Europe, Globe, United Kingdom

Europe, in search of lost time

A different Europe should adopt a policy of peace and neutrality. For the moment, demands like this arise as the dispersed expression of very diverse groups and citizen initiatives but they are gaining ever more ground among wide sections of the population.


Juan Diego García

 

Public awareness is improving but the alienating role of the media acts against it, distorting reality.

Working like an enormous lie factory, the so-called mass media (in particular, television) are very far from being neutral and “professional” bodies dedicated to objective reporting.

Instead of that, even the public broadcasters – which are funded with everyone’s money – twist and turn to suit the interests of governments, their owners or large multinational companies. Media that do not conform to this profile are rare or simply survive with a degree of marginalisation.

The deterioration of democracy is reflected very well in this obvious denial of so-called press freedom and of the public’s right to information.

Novel media such as the internet still allow a certain amount of play, however they are now being controlled and the time is not far off when these spaces of freedom will also be closed.

The (smaller and smaller) material reserves that families still have also conspire against a more forceful citizen reaction, even allowing a certain margin for the hope that things improve in the immediate future.

Of course, the opinion polls indicate that pessimism is growing and families are restructuring their consumption and limiting their expenditure to a minimum in expectation of worse days ahead.

But poverty and destitution, although expanding, still do not affect the majority of the population.

However, the proportions of the groups known as “three thirds” that make up the social fabric (those integrated into the system, those threatened with exclusion and those who are marginalised) have changed in recent years. There are now very worrying pictures of poverty and even of destitution in the heart of these rich societies in which the democratic order is supposed to guarantee some basic minimums for everyone and sufficient opportunities to progress in wellbeing.

This erosion of the material basis of democracy brings distress and discomfort to those who always believed themselves immune to social descent, growing fear to those who find themselves threatened with exclusion and feelings of impotence and rage to the growing mass of destitute souls for whom nobody can now see a way out. Democracy with hunger has a bitter taste.

If, for now, the explosions of social discontent do not constitute an immediate threat, the deterioration of that reserve accumulated after two or three decades of material improvement might surprise the most optimistic people.

Dominique Gaston André Strauss-Kahn, former Managing Director of the IMF, drew attention to this point recently and said that if the dynamic were not corrected, Europe could experience large-scale social explosions. In fact, it is already happening.

But the factor that probably most limits a more forceful citizen response is the lack of development of an organisation equal to the present circumstances. Fragmentation is its most notorious characteristic.

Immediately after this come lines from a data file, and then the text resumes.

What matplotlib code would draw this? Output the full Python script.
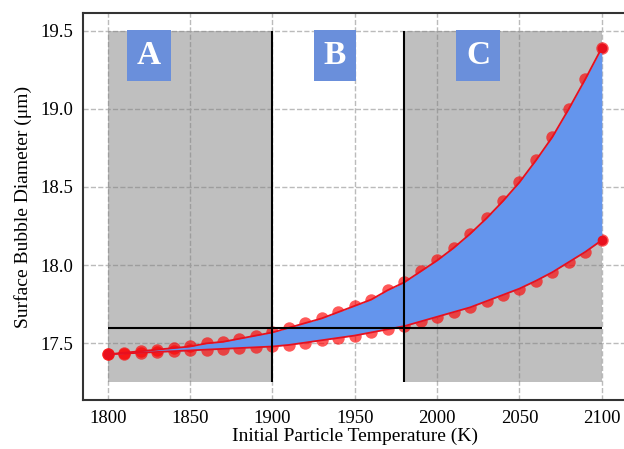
"""
Surface bubble diameter vs. initial particle temperature (regions A/B/C)
"""

import numpy as np
import matplotlib.pyplot as plt

plt.rcParams['font.family'] = ['Liberation Serif', 'DejaVu Serif']

# Initial particle temperature (K)
temps = [1800, 1810, 1820, 1830, 1840, 1850, 1860, 1870, 1880, 1890,
         1900, 1910, 1920, 1930, 1940, 1950, 1960, 1970, 1980, 1990,
         2000, 2010, 2020, 2030, 2040, 2050, 2060, 2070, 2080, 2090, 2100]

# upper bound of bubble diameter (um)
d_upper = [17.43, 17.44, 17.45, 17.46, 17.47, 17.48, 17.50, 17.51, 17.53, 17.55,
           17.57, 17.60, 17.63, 17.66, 17.70, 17.74, 17.78, 17.84, 17.89, 17.96,
           18.03, 18.11, 18.20, 18.30, 18.41, 18.53, 18.67, 18.82, 19.00, 19.19, 19.39]

# lower bound of bubble diameter (um)
d_lower = [17.43, 17.435, 17.44, 17.445, 17.45, 17.455, 17.46, 17.465, 17.47, 17.475,
           17.48, 17.49, 17.505, 17.52, 17.535, 17.55, 17.57, 17.59, 17.61, 17.64,
           17.67, 17.70, 17.73, 17.77, 17.81, 17.85, 17.90, 17.955, 18.02, 18.085, 18.16]

# shaded regions (T range) and y span of the shading
regions_gray = [(1800, 1900), (1980, 2100)]
region_y = (17.25, 19.5)
boundaries = [1900, 1980]
threshold_d = 17.6

# region labels
labels = ['A', 'B', 'C']
label_x = [1825, 1938, 2025]
label_y = 19.34

xticks = [1800, 1850, 1900, 1950, 2000, 2050, 2100]
yticks = [17.5, 18.0, 18.5, 19.0, 19.5]

fig = plt.figure(figsize=(6.24, 4.49), dpi=100)
ax = fig.add_axes([0.133, 0.109, 0.871, 0.862])

T = np.array(temps)
up = np.array(d_upper)
lo = np.array(d_lower)

for x0, x1 in regions_gray:
    ax.fill_between([x0, x1], region_y[0], region_y[1], color='gray', alpha=0.5,
                    lw=0, zorder=1)

ax.scatter(T, up, s=80, color='red', alpha=0.65, lw=0, zorder=2)
ax.scatter(T, lo, s=80, color='red', alpha=0.65, lw=0, zorder=2)

ax.fill_between(T, lo, up, color='cornflowerblue', lw=0, zorder=3)
ax.plot(T, up, color='#e8101e', lw=1.3, zorder=4, marker='o', ms=6, markevery=[0, -1])
ax.plot(T, lo, color='#e8101e', lw=1.3, zorder=4, marker='o', ms=6, markevery=[0, -1])

for b in boundaries:
    ax.vlines(b, region_y[0], region_y[1], color='black', lw=1.5, zorder=5)
ax.hlines(threshold_d, temps[0], temps[-1], color='black', lw=1.5, zorder=5)

for lab, lx in zip(labels, label_x):
    ax.text(lx, label_y, lab, fontsize=24, fontweight='bold', color='white',
            ha='center', va='center', zorder=6,
            bbox=dict(boxstyle='square,pad=0.3', fc='#6a8fdb', ec='none'))

ax.set_xlim(1785, 2115)
ax.set_ylim(17.1375, 19.6125)
ax.set_xticks(xticks)
ax.set_yticks(yticks)
ax.grid(True, ls='--', color='#bbbbbb', lw=1.0)
ax.set_axisbelow(True)
ax.tick_params(length=0, labelsize=13.5, pad=7)
for s in ax.spines.values():
    s.set_linewidth(1.5)
    s.set_color('#333333')

ax.set_xlabel('Initial Particle Temperature (K)', fontsize=14, labelpad=1)
ax.set_ylabel('Surface Bubble Diameter (\u03bcm)', fontsize=14, labelpad=6)

plt.savefig('out.png', dpi=100)
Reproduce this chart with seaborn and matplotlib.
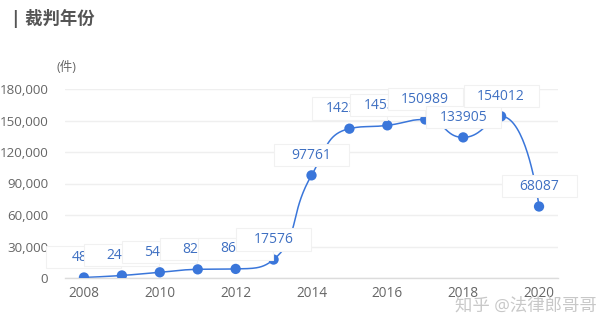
import numpy as np
import pandas as pd
import matplotlib
matplotlib.use("Agg")
import matplotlib.pyplot as plt
import seaborn as sns
from matplotlib.path import Path
from matplotlib.ticker import FuncFormatter

# Judgments per year
years = [2008, 2009, 2010, 2011, 2012, 2013, 2014, 2015, 2016, 2017, 2018, 2019, 2020]
cases = [486, 2418, 5438, 8236, 8653, 17576, 97761, 142215, 145378, 150989, 133905, 154012, 68087]
y_ticks = [0, 30000, 60000, 90000, 120000, 150000, 180000]
x_ticks = [2008, 2010, 2012, 2014, 2016, 2018, 2020]

LINE = "#3a76da"
LABEL = "#3f70c2"
GREY = "#666666"

sns.set_theme(style="white")
plt.rcParams["font.family"] = ["Open Sans", "Noto Sans CJK SC", "DejaVu Sans"]

fig = plt.figure(figsize=(6.14, 3.34), dpi=100)
ax = fig.add_axes([65 / 614, 56 / 334, 493 / 614, 189 / 334])
ax.set_xlim(2007.5, 2020.5)
ax.set_ylim(0, 180000)


def smooth_curve(xs, ys, sx, sy, smooth=0.5, steps=40):
    """Bezier smoothing with clamped control points (no overshoot at extremes)."""
    P = np.column_stack([np.asarray(xs, float) * sx, np.asarray(ys, float) * sy])
    n = len(P)
    out = [P[0]]
    cp0 = P[0].copy()
    t = np.linspace(0, 1, steps)[1:, None]
    for i in range(1, n):
        p, prev = P[i], P[i - 1]
        if i < n - 1:
            nxt = P[i + 1]
            d = nxt - prev
            l0 = np.hypot(*(p - prev))
            l1 = np.hypot(*(nxt - p))
            r = l1 / (l0 + l1)
            ncp = p + d * smooth * r
            ncp = np.clip(ncp, np.minimum(nxt, p), np.maximum(nxt, p))
            cp1 = p - (ncp - p) * l0 / l1
            cp1 = np.clip(cp1, np.minimum(prev, p), np.maximum(prev, p))
            ncp = p + (p - cp1) * l1 / l0
        else:
            cp1 = p.copy()
            ncp = None
        seg = ((1 - t) ** 3 * prev + 3 * (1 - t) ** 2 * t * cp0
               + 3 * (1 - t) * t ** 2 * cp1 + t ** 3 * p)
        out.extend(seg)
        cp0 = ncp
    out = np.array(out)
    return out[:, 0] / sx, out[:, 1] / sy


# pixel scales of the axes, so smoothing behaves like it does on screen
sx = 493 / 13.0
sy = 189 / 180000.0
cx, cy = smooth_curve(years, cases, sx, sy)
curve = pd.DataFrame({"year": cx, "cases": cy})
points = pd.DataFrame({"year": years, "cases": cases})

sns.lineplot(data=curve, x="year", y="cases", sort=False, estimator=None,
             color=LINE, linewidth=1.1, ax=ax, zorder=2)
sns.scatterplot(data=points, x="year", y="cases", color=LINE, s=55,
                edgecolor="none", linewidth=0, ax=ax, zorder=3)


def label_box(x0, y0, width, height, mutation_size):
    # fixed-size white tag centred on the text
    w = 5.4 * mutation_size
    h = 1.6 * mutation_size
    cxp = x0 + width / 2
    cyp = y0 + height / 2
    verts = [(cxp - w / 2, cyp - h / 2), (cxp + w / 2, cyp - h / 2),
             (cxp + w / 2, cyp + h / 2), (cxp - w / 2, cyp + h / 2),
             (cxp - w / 2, cyp - h / 2)]
    return Path(verts, closed=True)


for i, (yr, v) in enumerate(zip(years, cases)):
    ax.annotate(f"{v}", (yr, v), xytext=(0, 14.5), textcoords="offset points",
                ha="center", va="center", fontsize=10, color=LABEL,
                bbox=dict(boxstyle=label_box, fc="white", ec="#f1f1f1", lw=0.8),
                zorder=5 + i, annotation_clip=False)

ax.set_xticks(x_ticks)
ax.set_xticklabels([str(y) for y in x_ticks])
ax.set_yticks(y_ticks)
ax.yaxis.set_major_formatter(FuncFormatter(lambda v, _: f"{v:,.0f}"))
ax.set_xlabel("")
ax.set_ylabel("")
ax.tick_params(axis="y", length=0, pad=12, labelcolor=GREY, labelsize=9.6)
ax.tick_params(axis="x", length=0, pad=6, labelcolor=GREY, labelsize=9.8)
ax.yaxis.grid(True, color="#efefef", linewidth=1)
ax.xaxis.grid(False)
for side in ["top", "right", "left"]:
    ax.spines[side].set_visible(False)
ax.spines["bottom"].set_color("#dcdcdc")
ax.spines["bottom"].set_linewidth(1)

fig.text(66 / 614, 1 - 67 / 334, "(件)", ha="center", va="center",
         fontsize=9, color=GREY)
fig.text(11 / 614, 1 - 19 / 334, "| 裁判年份", ha="left", va="center",
         fontsize=12.5, fontweight="bold", color="#555555")
fig.text(597 / 614, 1 - 306 / 334, "知乎 @法律郎哥哥", ha="right", va="center",
         fontsize=12.5, color="#c8c8c8", zorder=20)

fig.savefig("out.png", dpi=100, facecolor="white")
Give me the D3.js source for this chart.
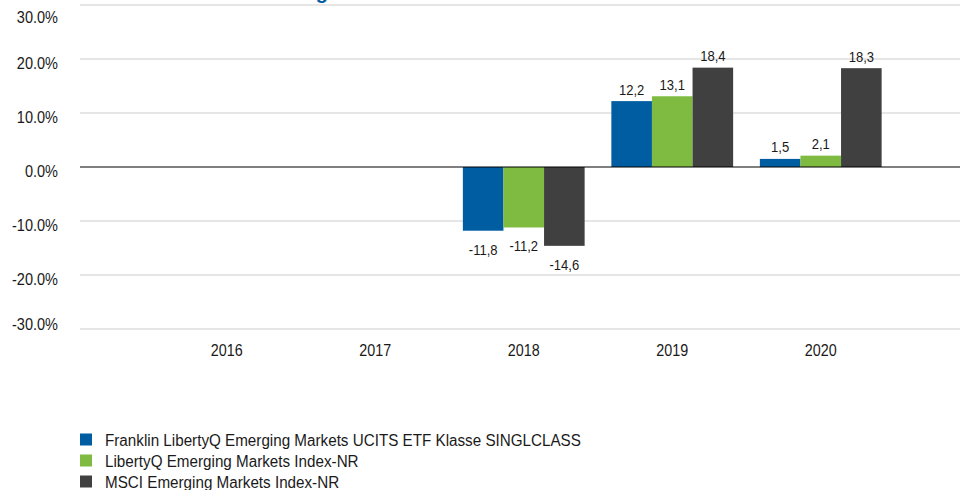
<!DOCTYPE html>
<html>
<head>
<meta charset="utf-8">
<script src="https://cdn.jsdelivr.net/npm/d3@7"></script>
<style>
  body { margin: 0; background: #fff; }
  svg { display: block; font-family: "Liberation Sans", Arial, sans-serif; }
</style>
</head>
<body>
<div id="chart"></div>
<script>
const years = ["2016", "2017", "2018", "2019", "2020"]
const seriesNames = [
    "Franklin LibertyQ Emerging Markets UCITS ETF Klasse SINGLCLASS",
    "LibertyQ Emerging Markets Index-NR",
    "MSCI Emerging Markets Index-NR"
]
const fundValues = [null, null, -11.8, 12.2, 1.5]
const indexValues = [null, null, -11.2, 13.1, 2.1]
const msciValues = [null, null, -14.6, 18.4, 18.3]
const yTicks = [30, 20, 10, 0, -10, -20, -30]
const colors = ["#005da2", "#7fbb40", "#404040"]

const allValues = [fundValues, indexValues, msciValues]
const rows = []
years.forEach((yr, i) => {
    allValues.forEach((vals, s) => {
        if (vals[i] !== null) rows.push({year: yr, series: s, value: vals[i]})
    })
})

const width = 960
const height = 490
// the reference text is a bit condensed
const squeeze = 0.88

const svg = d3.select("#chart")
    .append("svg")
    .attr("width", width)
    .attr("height", height)
    .attr("viewBox", [0, 0, width, height])

const layer_grid = svg.append("g")
const layer_bars = svg.append("g")
const layer_zero = svg.append("g")
const layer_labels = svg.append("g")
const layer_y_axis = svg.append("g")
const layer_x_axis = svg.append("g")
const layer_legend = svg.append("g")
const layer_title = svg.append("g")

const x = d3.scaleBand()
    .domain(years)
    .range([152.5, 895])
    .paddingInner(0.18)
    .paddingOuter(0.09)

const xs = d3.scaleBand()
    .domain([0, 1, 2])
    .range([0, x.bandwidth()])

const y = d3.scaleLinear()
    .domain([-30, 30])
    .range([329, 5])

const fmt = v => d3.format(".1f")(v).replace("−", "-")

// gridlines
layer_grid.selectAll("line")
    .data(yTicks.filter(d => d !== 0))
    .join("line")
    .attr("x1", 80)
    .attr("x2", width)
    .attr("y1", d => y(d))
    .attr("y2", d => y(d))
    .attr("stroke", "#dedede")
    .attr("stroke-width", 1.5)

layer_zero.append("line")
    .attr("x1", 80)
    .attr("x2", width)
    .attr("y1", y(0))
    .attr("y2", y(0))
    .attr("stroke", "#000")
    .attr("stroke-width", 1.2)

layer_bars.selectAll("rect")
    .data(rows)
    .join("rect")
    .attr("x", d => x(d.year) + xs(d.series))
    .attr("width", xs.bandwidth())
    .attr("y", d => y(Math.max(0, d.value)))
    .attr("height", d => Math.abs(y(d.value) - y(0)))
    .attr("fill", d => colors[d.series])

layer_labels.selectAll("text")
    .data(rows)
    .join("text")
    .attr("transform", d => {
        const cx = x(d.year) + xs(d.series) + xs.bandwidth() / 2
        const cy = d.value >= 0 ? y(d.value) - 6.5 : y(d.value) + 24
        return `translate(${cx},${cy}) scale(${squeeze},1)`
    })
    .attr("text-anchor", "middle")
    .style("font-size", "14.8px")
    .attr("fill", "#1a1a1a")
    .text(d => fmt(d.value).replace(".", ","))

// y axis labels (top and bottom ones are pushed inwards)
layer_y_axis.selectAll("text")
    .data(yTicks)
    .join("text")
    .attr("transform", d => `translate(58,${Math.min(324.5, Math.max(17.5, y(d) + 4.5))}) scale(${squeeze},1)`)
    .attr("dy", "0.35em")
    .attr("text-anchor", "end")
    .style("font-size", "16.5px")
    .attr("fill", "#1a1a1a")
    .text(d => fmt(d) + "%")

layer_x_axis.selectAll("text")
    .data(years)
    .join("text")
    .attr("transform", d => `translate(${x(d) + x.bandwidth() / 2},356) scale(${squeeze},1)`)
    .attr("text-anchor", "middle")
    .style("font-size", "16.3px")
    .attr("fill", "#1a1a1a")
    .text(d => d)

const legendItem = layer_legend.selectAll("g")
    .data(seriesNames)
    .join("g")
    .attr("transform", (d, i) => `translate(80,${433.5 + i * 21})`)

legendItem.append("rect")
    .attr("width", 12)
    .attr("height", 12)
    .attr("fill", (d, i) => colors[i])

legendItem.append("text")
    .attr("transform", `translate(25,12) scale(${squeeze},1)`)
    .style("font-size", "17.3px")
    .attr("fill", "#1a1a1a")
    .text(d => d)

layer_title.append("text")
    .attr("x", 328)
    .attr("y", -1.5)
    .attr("text-anchor", "end")
    .style("font-size", "20px")
    .style("font-weight", "bold")
    .attr("fill", "#005da2")
    .text("Wertentwicklung")
</script>
</body>
</html>
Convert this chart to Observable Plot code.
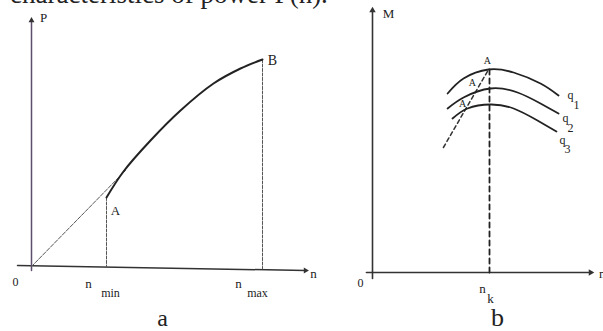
<!DOCTYPE html>
<html>
<head>
<meta charset="utf-8">
<script src="https://cdn.jsdelivr.net/npm/d3@7"></script>
<script src="https://cdn.jsdelivr.net/npm/@observablehq/plot@0.6"></script>
<style>
  html, body { margin: 0; padding: 0; background: #fff; }
  #fig { position: relative; width: 603px; height: 331px; overflow: hidden; font-family: "Liberation Serif", serif; }
  #head { position: absolute; left: 10px; top: -19px; font-size: 27px; line-height: 27px; color: #222; white-space: nowrap; }
  #pa, #pb { position: absolute; top: 0; }
  #pa { left: 0; }
  #pb { left: 300px; }
  svg { overflow: visible; }
</style>
</head>
<body>
<div id="fig">
  <div id="head">characteristics of power P(n).</div>
  <div id="pa"></div>
  <div id="pb"></div>
</div>
<script>
// ---------- Panel a : power P(n) ----------
const powerN = [3.0, 3.68, 4.76, 5.96, 7.28, 8.36, 9.24];
const powerP = [3.45, 4.75, 6.3, 7.8, 9.15, 9.9, 10.35];
const rayN = [0, 3.76];
const rayP = [0, 4.8];
const nMin = 3.0, nMax = 9.24;
const pAtMin = 3.45, pAtMax = 10.35;
const aAxisX = [-0.56, 10.96];   // n-axis extent
const aAxisY = [-0.2, 12.3];     // P-axis extent
const aLabels = [
  {n: 0.48, p: 12.45, t: "P", s: 13},
  {n: -0.64, p: -0.8, t: "0", s: 12},
  {n: 3.36, p: 2.8, t: "A", s: 13},
  {n: 9.64, p: 10.3, t: "B", s: 14},
  {n: 11.28, p: -0.35, t: "n", s: 13},
  {n: 2.28, p: -0.85, t: "n", s: 13},
  {n: 3.16, p: -1.35, t: "min", s: 12},
  {n: 8.28, p: -0.85, t: "n", s: 13},
  {n: 9.04, p: -1.35, t: "max", s: 12},
  {n: 5.24, p: -2.6, t: "a", s: 24}
];

// ---------- Panel b : torque M(n) ----------
const q1N = [3.21, 3.89, 4.96, 6.03, 7.18, 7.95];
const q1M = [8.95, 9.7, 10.15, 10.0, 9.45, 8.85];
const q2N = [3.21, 3.89, 5.04, 6.2, 7.18, 7.95];
const q2M = [8.2, 8.75, 9.2, 9.0, 8.45, 7.95];
const q3N = [3.42, 4.06, 5.04, 6.03, 7.05, 7.86];
const q3M = [7.7, 8.2, 8.4, 8.2, 7.6, 7.05];
const optN = [3.03, 4.96];
const optM = [6.25, 10.15];
const nK = 5.0, mAtK = 10.15;
const bAxisX = [-0.26, 9.32];
const bAxisY = [-0.3, 13.1];
const bLabels = [
  {n: 0.68, m: 12.95, t: "M", s: 13},
  {n: -0.51, m: -0.55, t: "0", s: 12},
  {n: 9.82, m: -0.05, t: "n", s: 13},
  {n: 4.7, m: -0.8, t: "n", s: 13},
  {n: 5.04, m: -1.3, t: "k", s: 13},
  {n: 5.34, m: -2.25, t: "b", s: 26},
  {n: 4.91, m: 10.6, t: "A", s: 10},
  {n: 4.27, m: 9.5, t: "A", s: 10},
  {n: 3.85, m: 8.45, t: "A", s: 10},
  {n: 8.46, m: 8.85, t: "q", s: 12},
  {n: 8.72, m: 8.35, t: "1", s: 12},
  {n: 8.25, m: 7.7, t: "q", s: 12},
  {n: 8.46, m: 7.2, t: "2", s: 12},
  {n: 8.12, m: 6.6, t: "q", s: 12},
  {n: 8.33, m: 6.15, t: "3", s: 12}
];

const zip = (xs, ys) => xs.map((x, i) => ({x, y: ys[i]}));
const ink = "#222";
const serif = "Liberation Serif";

const plotA = Plot.plot({
  width: 325, height: 331, margin: 0,
  style: {background: "transparent", overflow: "visible"},
  x: {domain: [0, 10], range: [31, 281], axis: null},
  y: {domain: [0, 10], range: [266, 66], axis: null},
  marks: [
    Plot.line([{x: aAxisX[0], y: 0.05}, {x: aAxisX[1], y: -0.2}], {x: "x", y: "y", stroke: "#333", strokeWidth: 1.5}),
    Plot.line([{x: 0, y: aAxisY[0]}, {x: 0, y: aAxisY[1]}], {x: "x", y: "y", stroke: "#5d4d6d", strokeWidth: 1.5}),
    Plot.dot([{x: 0, y: aAxisY[1]}], {x: "x", y: "y", symbol: "triangle", r: 2.2, fill: "#333", stroke: null}),
    Plot.dot([{x: aAxisX[1], y: -0.2}], {x: "x", y: "y", symbol: "triangle", r: 2.2, fill: "#333", stroke: null, rotate: 90}),
    Plot.line([{x: nMin, y: pAtMin}, {x: nMin, y: 0}], {x: "x", y: "y", stroke: "#555", strokeWidth: 1, strokeDasharray: "3,1.5"}),
    Plot.line([{x: nMax, y: pAtMax}, {x: nMax, y: -0.1}], {x: "x", y: "y", stroke: "#555", strokeWidth: 1, strokeDasharray: "3,1.5"}),
    Plot.line(zip(rayN, rayP), {x: "x", y: "y", stroke: "#555", strokeWidth: 1, strokeDasharray: "4,1.5"}),
    Plot.line(zip(powerN, powerP), {x: "x", y: "y", stroke: ink, strokeWidth: 2, curve: "catmull-rom"}),
    Plot.text(aLabels, {x: "n", y: "p", text: "t", fontSize: "s", fill: "#222", fontFamily: serif})
  ]
});
document.getElementById("pa").appendChild(plotA);

const plotB = Plot.plot({
  width: 303, height: 331, margin: 0,
  style: {background: "transparent", overflow: "visible"},
  x: {domain: [0, 5], range: [72, 189], axis: null},
  y: {domain: [0, 10], range: [272, 72], axis: null},
  marks: [
    Plot.line([{x: bAxisX[0], y: 0}, {x: bAxisX[1], y: 0}], {x: "x", y: "y", stroke: "#333", strokeWidth: 1.6}),
    Plot.line([{x: 0, y: bAxisY[0]}, {x: 0, y: bAxisY[1]}], {x: "x", y: "y", stroke: "#333", strokeWidth: 1.6}),
    Plot.dot([{x: 0, y: bAxisY[1]}], {x: "x", y: "y", symbol: "triangle", r: 2.4, fill: "#333", stroke: null}),
    Plot.dot([{x: bAxisX[1], y: 0}], {x: "x", y: "y", symbol: "triangle", r: 2.4, fill: "#333", stroke: null, rotate: 90}),
    Plot.line([{x: nK, y: mAtK}, {x: nK, y: 0}], {x: "x", y: "y", stroke: "#222", strokeWidth: 1.8, strokeDasharray: "5,4"}),
    Plot.line(zip(optN, optM), {x: "x", y: "y", stroke: "#333", strokeWidth: 1.5, strokeDasharray: "4,3"}),
    Plot.line(zip(q1N, q1M), {x: "x", y: "y", stroke: ink, strokeWidth: 1.8, curve: "natural"}),
    Plot.line(zip(q2N, q2M), {x: "x", y: "y", stroke: ink, strokeWidth: 1.8, curve: "natural"}),
    Plot.line(zip(q3N, q3M), {x: "x", y: "y", stroke: ink, strokeWidth: 1.8, curve: "natural"}),
    Plot.text(bLabels, {x: "n", y: "m", text: "t", fontSize: "s", fill: "#222", fontFamily: serif})
  ]
});
document.getElementById("pb").appendChild(plotB);
</script>
</body>
</html>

The crisis of the political parties has allowed a thousand sectorial and regional initiatives to appear in their place. Although they represent deeply felt and legitimate demands, their narrowness does not enable them to co-ordinate their efforts and give their protests a political form appropriate to the circumstances.

Workers’ struggles, regional demands, causes based on ethnicity or gender – among the most conspicuous – have not found for the moment a way of co-ordinating that allows them to translate their enormous social presence into a political force that manages to stop the suicidal course of events, the erosion of democracy or, still less, bring about solutions. All this allows the system to continue its merry progress without worrying about the wave of discontent that it generates.

Everything carries on as though the dominant class assume that although democracy is deteriorating and protest is growing, there will be enough police to maintain control.

And war, that biblical curse that was believed to have been overcome in modernity and after the end of communism, not only has not disappeared but has remained and deepened.

Predatory wars and imperialist wars are an integral part of United States democracy and civilised Europe is also throwing itself to a growing extent into that maelstrom of death and destruction.

Europe, falling back on its colonialist traditions, is not only abandoning the idea of building an EU based on shared prosperity, a continent of peaceful coexistence with the world, but it is also supporting war.

It becomes, then, a fundamental challenge, that the peoples of old Europe and North America reclaim the best of their democratic tradition and make up their minds to stop the current process that is leading to barbarism.

Those that compare the current situation to that of the Great Depression are not far wrong. Indeed, after the “roaring twenties” suddenly everything collapsed, the streets filled with Nazi hordes, what little democracy there was then drowned in its own contradictions and the world found itself facing fascism and war.

Of course, none of this is inevitable and a powerful citizens’ mobilisation could stop the insane right and avert war with a profound social revolution.

If it is concluded beyond doubt that the evil resides in the system itself and that sooner or later democracy and peace will turn out to be incompatible with capitalism, the path to seeking different alternatives will have been embarked on. We could be at the gates of a new dawn.

If the system becomes incompatible with democratic coexistence and destroys not only human beings but also the environment and the resources that ensure the existence of this and future generations, it would be a pressing imperative to seek an alternative that now is not just possible but urgent and necessary.